Some members of his group really hate him for that, and some outside non-members probably do just take his words as confirmation that they were right about how bad the group is. But he can’t control any of that; all he can do is the best HE can do, in his own life and guided by his own beliefs and conscience. I think what he wants to do is stand up for the whole group as better than the stereotype, and also educate/persuade/offer alternatives within the group to actually lessen/change the direct harm of that stereotype. Help them not live it out in reality, trapped with no alternatives. His advocacy is meant to make things better for his group in two different ways, both of which have to do with standing against — help the public see his group isn’t really just stupid and poor, AND also work to help make sure his group isn’t in fact mostly stupid and poor!
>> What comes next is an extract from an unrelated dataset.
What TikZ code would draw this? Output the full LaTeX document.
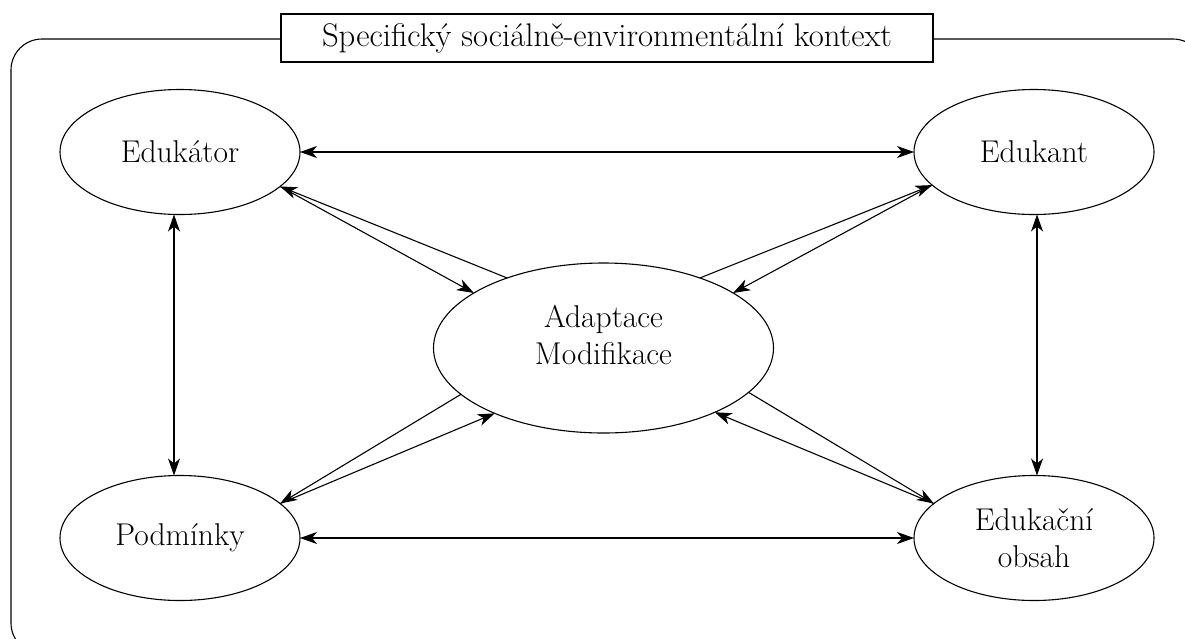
\documentclass[tikz,border=0pt]{standalone}
\usepackage{fontspec}
\usetikzlibrary{arrows.meta,shapes.geometric}
\begin{document}
\begin{tikzpicture}[x=1pt,y=-1pt,
  every node/.style={font=\fontsize{31.5}{37}\selectfont},
  entity/.style={draw,ellipse,line width=1.1pt,inner sep=0pt,outer sep=0pt,
    minimum width=240pt,minimum height=125pt,align=center},
  link/.style={line width=1.1pt,-{Stealth[length=17pt,width=12pt,inset=5pt]}},
  dlink/.style={line width=1.1pt,{Stealth[length=17pt,width=12pt,inset=5pt]}-{Stealth[length=17pt,width=12pt,inset=5pt]}},
  frame/.style={draw,line width=1.1pt,rounded corners=31pt},
  titlebox/.style={draw,fill=white,line width=1.1pt,minimum width=652pt,minimum height=48pt,inner sep=0pt,
    font=\fontsize{32.7}{37}\selectfont}]
  \useasboundingbox (0,0) rectangle (1185,638);

  % surrounding context frame, running past the page edge on the right and bottom
  \begin{scope}
    \clip (0,0) rectangle (1185,638);
    \draw[frame] (11,39) rectangle (1204,654);
  \end{scope}
  \node[titlebox] (ctx) at (607,38) {Specifický sociálně-environmentální kontext};

  % the five elements
  \node[entity] (edr) at (180,152) {Edukátor};
  \node[entity] (edt) at (1034,152) {Edukant};
  \node[entity] (pod) at (180,538) {Podmínky};
  \node[entity] (obs) at (1034,538) {Edukační\\obsah};
  \node[entity,minimum width=340pt,minimum height=170pt] (ada) at (603.5,348) {};
  \node[align=center] (adtext) at (603.5,335) {Adaptace\\Modifikace};

  % outer relations
  \draw[dlink] (edr.east) -- (edt.west);
  \draw[dlink] (pod.east) -- (obs.west);
  \draw[dlink] ([xshift=-6pt]edr.south) -- ([xshift=-6pt]pod.north);
  \draw[dlink] ([xshift=3pt]edt.south) -- ([xshift=3pt]obs.north);

  % relations through adaptation / modification
  \draw[link] (ada.144) -- (edr.-19);
  \draw[link] (edr.-19) -- (ada.157);
  \draw[link] (ada.36) -- (edt.-162);
  \draw[link] (edt.-162) -- (ada.23);
  \draw[link] (ada.-162.6) -- (pod.19.4);
  \draw[link] (pod.19.4) -- (ada.-149.5);
  \draw[link] (ada.-17.3) -- (obs.161);
  \draw[link] (obs.161) -- (ada.-30.6);
\end{tikzpicture}
\end{document}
I saw that as similar to the position I find myself in these days with a group I am clearly a legit member of (homeschooling families) suffering under a pervasive stereotype that does actually hurt some homeschooling kids directly, and hurts us all as “home education” whenever that stereotype is trotted out in public to reinforce the suspicion that homeschoolers by definition are ignorant and irrational drooling Bible thumpers oppressing women and beating children, teaching them this is a Christian nation to be taken back for God by infiltration or force if necessary, thus “homeschoolers” as a demographic must be investigated, regulated, controlled by the public, for the public’s protection from them (us.)

5 03 2008
Suze

“So Nance and I are playing with something that would be ruthlessly free of all that, leave word if you want info….”

I am interested in hearing about this.

5 03 2008
Nance Confer

It is his “just pull yourself up by your bootstraps and quit goofing off” approach that turns me off. But at least I see how this connected for you. 🙂

Nance

5 03 2008
JJ

LOL – is that how his approach comes across to you, no wonder you weren’t reading MY mind then?

I’ve never seen education or home education that way, quite the opposite.

Come to think of it though, I HAVE heard some hs advocacy come across very “let them eat cake” and it’s not pretty, hurts us all and helps no one but the smug, self-righteous and undeservedly advantaged. Sometimes it’s condemning other homeschoolers, maybe single moms or football star sons choosing some public program participation and still homeschooling, and more often it is OPC (other people’s children) generally. Writing off all the kids in public schools as if they deserve whatever they get, if they don’t homeschool.

5 03 2008
JJ

Hmmm, is Cosby known for any particular party politics? This tough-love bootstrap approach sounds very conservative Christian to me?